DIRECTION: Reproduce the first line and every line after it, exactly, through the one containing "fig = go.Figure()". Leave out the rest.

DATA ROWS:

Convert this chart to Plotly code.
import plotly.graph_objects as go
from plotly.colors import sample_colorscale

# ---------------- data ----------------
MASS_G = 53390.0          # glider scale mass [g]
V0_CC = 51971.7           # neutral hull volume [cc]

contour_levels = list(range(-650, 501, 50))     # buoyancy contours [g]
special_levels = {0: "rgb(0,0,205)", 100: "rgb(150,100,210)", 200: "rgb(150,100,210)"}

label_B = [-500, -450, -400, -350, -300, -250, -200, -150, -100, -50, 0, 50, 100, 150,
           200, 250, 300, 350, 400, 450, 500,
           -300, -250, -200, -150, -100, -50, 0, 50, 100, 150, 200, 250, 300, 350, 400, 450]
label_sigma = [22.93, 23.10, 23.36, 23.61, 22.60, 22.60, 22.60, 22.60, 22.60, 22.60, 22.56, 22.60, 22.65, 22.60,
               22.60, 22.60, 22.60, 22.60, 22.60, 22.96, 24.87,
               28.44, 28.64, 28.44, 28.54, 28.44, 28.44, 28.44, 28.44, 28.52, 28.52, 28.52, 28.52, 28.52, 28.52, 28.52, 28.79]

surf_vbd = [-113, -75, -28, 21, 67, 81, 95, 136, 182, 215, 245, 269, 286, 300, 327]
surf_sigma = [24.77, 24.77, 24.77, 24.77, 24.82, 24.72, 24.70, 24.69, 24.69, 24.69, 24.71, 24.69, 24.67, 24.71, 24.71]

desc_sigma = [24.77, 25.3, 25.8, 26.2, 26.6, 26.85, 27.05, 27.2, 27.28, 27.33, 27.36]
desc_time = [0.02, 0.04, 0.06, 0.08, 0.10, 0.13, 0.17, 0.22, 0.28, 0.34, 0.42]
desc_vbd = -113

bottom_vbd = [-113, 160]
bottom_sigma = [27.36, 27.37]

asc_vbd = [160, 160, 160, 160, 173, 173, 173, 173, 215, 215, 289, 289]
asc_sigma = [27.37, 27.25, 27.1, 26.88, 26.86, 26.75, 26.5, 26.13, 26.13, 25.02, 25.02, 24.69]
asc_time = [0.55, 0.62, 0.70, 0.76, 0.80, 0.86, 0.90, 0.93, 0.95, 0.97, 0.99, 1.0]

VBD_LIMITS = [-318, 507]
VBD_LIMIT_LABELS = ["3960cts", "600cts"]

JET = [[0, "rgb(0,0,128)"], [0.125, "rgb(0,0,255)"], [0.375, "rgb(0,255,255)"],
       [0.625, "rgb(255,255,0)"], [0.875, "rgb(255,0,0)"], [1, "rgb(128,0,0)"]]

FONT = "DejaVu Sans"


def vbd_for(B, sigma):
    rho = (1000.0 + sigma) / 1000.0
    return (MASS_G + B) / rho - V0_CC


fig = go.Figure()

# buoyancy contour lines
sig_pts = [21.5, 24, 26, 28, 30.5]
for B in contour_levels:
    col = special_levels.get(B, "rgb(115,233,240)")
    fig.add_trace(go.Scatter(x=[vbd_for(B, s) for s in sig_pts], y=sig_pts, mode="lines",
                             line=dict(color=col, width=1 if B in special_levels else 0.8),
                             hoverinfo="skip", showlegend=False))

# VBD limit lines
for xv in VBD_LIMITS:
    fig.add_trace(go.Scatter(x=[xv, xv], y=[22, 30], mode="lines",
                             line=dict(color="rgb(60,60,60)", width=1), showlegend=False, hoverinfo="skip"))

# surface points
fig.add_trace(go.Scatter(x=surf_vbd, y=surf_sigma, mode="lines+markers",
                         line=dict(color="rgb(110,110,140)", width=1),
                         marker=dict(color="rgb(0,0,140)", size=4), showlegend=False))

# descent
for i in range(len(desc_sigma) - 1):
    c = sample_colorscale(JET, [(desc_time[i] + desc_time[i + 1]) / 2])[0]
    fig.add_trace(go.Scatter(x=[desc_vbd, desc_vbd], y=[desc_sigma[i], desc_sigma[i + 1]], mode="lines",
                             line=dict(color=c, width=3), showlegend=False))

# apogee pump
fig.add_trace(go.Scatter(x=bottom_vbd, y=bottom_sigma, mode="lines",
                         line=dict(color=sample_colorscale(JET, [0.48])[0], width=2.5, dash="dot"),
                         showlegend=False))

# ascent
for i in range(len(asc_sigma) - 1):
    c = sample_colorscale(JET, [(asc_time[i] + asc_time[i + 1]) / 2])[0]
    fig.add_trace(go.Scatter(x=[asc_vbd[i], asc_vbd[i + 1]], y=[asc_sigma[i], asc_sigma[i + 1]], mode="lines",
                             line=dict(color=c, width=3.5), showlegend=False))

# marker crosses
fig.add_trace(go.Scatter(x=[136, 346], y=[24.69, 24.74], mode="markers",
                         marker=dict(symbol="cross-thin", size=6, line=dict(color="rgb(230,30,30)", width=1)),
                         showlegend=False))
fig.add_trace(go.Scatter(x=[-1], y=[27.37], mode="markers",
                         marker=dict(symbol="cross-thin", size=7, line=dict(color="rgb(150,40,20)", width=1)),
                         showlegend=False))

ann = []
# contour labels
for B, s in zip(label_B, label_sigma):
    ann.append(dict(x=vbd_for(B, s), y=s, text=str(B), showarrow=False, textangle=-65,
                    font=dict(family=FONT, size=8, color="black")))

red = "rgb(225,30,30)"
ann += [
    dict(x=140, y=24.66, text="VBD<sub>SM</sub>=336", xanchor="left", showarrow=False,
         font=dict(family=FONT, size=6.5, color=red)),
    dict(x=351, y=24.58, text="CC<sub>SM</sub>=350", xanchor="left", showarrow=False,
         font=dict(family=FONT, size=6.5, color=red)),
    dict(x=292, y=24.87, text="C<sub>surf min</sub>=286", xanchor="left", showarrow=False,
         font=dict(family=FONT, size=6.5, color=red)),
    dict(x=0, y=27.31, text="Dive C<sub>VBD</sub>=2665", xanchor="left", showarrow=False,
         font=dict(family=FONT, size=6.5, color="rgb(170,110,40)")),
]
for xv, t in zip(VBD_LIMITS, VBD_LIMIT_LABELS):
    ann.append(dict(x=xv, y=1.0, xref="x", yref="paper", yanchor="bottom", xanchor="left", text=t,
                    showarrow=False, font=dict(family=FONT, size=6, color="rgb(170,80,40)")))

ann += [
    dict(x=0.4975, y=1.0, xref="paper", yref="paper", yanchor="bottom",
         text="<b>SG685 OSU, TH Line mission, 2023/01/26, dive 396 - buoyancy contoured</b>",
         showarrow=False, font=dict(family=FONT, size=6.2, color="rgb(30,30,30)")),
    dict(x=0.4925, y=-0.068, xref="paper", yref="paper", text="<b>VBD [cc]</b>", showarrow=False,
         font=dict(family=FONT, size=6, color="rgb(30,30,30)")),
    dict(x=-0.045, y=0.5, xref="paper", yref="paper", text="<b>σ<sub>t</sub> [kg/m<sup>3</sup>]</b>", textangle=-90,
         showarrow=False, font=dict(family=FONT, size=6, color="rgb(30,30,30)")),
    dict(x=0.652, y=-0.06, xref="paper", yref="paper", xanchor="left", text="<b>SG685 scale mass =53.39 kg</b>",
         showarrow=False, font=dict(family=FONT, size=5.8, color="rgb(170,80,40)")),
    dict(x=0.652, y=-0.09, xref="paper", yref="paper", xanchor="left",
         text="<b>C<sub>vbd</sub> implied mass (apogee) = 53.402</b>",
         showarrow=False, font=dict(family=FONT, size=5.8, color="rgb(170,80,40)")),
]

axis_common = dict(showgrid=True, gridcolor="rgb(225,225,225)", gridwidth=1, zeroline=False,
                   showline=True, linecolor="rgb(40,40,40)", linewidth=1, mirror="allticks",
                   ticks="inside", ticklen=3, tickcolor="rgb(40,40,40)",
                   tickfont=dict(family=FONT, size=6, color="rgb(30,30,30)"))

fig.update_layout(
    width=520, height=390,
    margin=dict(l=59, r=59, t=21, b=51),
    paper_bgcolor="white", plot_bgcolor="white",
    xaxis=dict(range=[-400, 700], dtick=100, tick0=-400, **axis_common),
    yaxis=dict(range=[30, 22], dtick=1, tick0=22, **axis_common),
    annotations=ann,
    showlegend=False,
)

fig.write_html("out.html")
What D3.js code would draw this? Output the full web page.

RESULT BELOW:
Convert this chart to Plotly code.
import plotly.graph_objects as go
from plotly.colors import sample_colorscale

# ---------------- data ----------------
MASS_G = 53390.0          # glider scale mass [g]
V0_CC = 51971.7           # neutral hull volume [cc]

contour_levels = list(range(-650, 501, 50))     # buoyancy contours [g]
special_levels = {0: "rgb(0,0,205)", 100: "rgb(150,100,210)", 200: "rgb(150,100,210)"}

label_B = [-500, -450, -400, -350, -300, -250, -200, -150, -100, -50, 0, 50, 100, 150,
           200, 250, 300, 350, 400, 450, 500,
           -300, -250, -200, -150, -100, -50, 0, 50, 100, 150, 200, 250, 300, 350, 400, 450]
label_sigma = [22.93, 23.10, 23.36, 23.61, 22.60, 22.60, 22.60, 22.60, 22.60, 22.60, 22.56, 22.60, 22.65, 22.60,
               22.60, 22.60, 22.60, 22.60, 22.60, 22.96, 24.87,
               28.44, 28.64, 28.44, 28.54, 28.44, 28.44, 28.44, 28.44, 28.52, 28.52, 28.52, 28.52, 28.52, 28.52, 28.52, 28.79]

surf_vbd = [-113, -75, -28, 21, 67, 81, 95, 136, 182, 215, 245, 269, 286, 300, 327]
surf_sigma = [24.77, 24.77, 24.77, 24.77, 24.82, 24.72, 24.70, 24.69, 24.69, 24.69, 24.71, 24.69, 24.67, 24.71, 24.71]

desc_sigma = [24.77, 25.3, 25.8, 26.2, 26.6, 26.85, 27.05, 27.2, 27.28, 27.33, 27.36]
desc_time = [0.02, 0.04, 0.06, 0.08, 0.10, 0.13, 0.17, 0.22, 0.28, 0.34, 0.42]
desc_vbd = -113

bottom_vbd = [-113, 160]
bottom_sigma = [27.36, 27.37]

asc_vbd = [160, 160, 160, 160, 173, 173, 173, 173, 215, 215, 289, 289]
asc_sigma = [27.37, 27.25, 27.1, 26.88, 26.86, 26.75, 26.5, 26.13, 26.13, 25.02, 25.02, 24.69]
asc_time = [0.55, 0.62, 0.70, 0.76, 0.80, 0.86, 0.90, 0.93, 0.95, 0.97, 0.99, 1.0]

VBD_LIMITS = [-318, 507]
VBD_LIMIT_LABELS = ["3960cts", "600cts"]

JET = [[0, "rgb(0,0,128)"], [0.125, "rgb(0,0,255)"], [0.375, "rgb(0,255,255)"],
       [0.625, "rgb(255,255,0)"], [0.875, "rgb(255,0,0)"], [1, "rgb(128,0,0)"]]

FONT = "DejaVu Sans"


def vbd_for(B, sigma):
    rho = (1000.0 + sigma) / 1000.0
    return (MASS_G + B) / rho - V0_CC


fig = go.Figure()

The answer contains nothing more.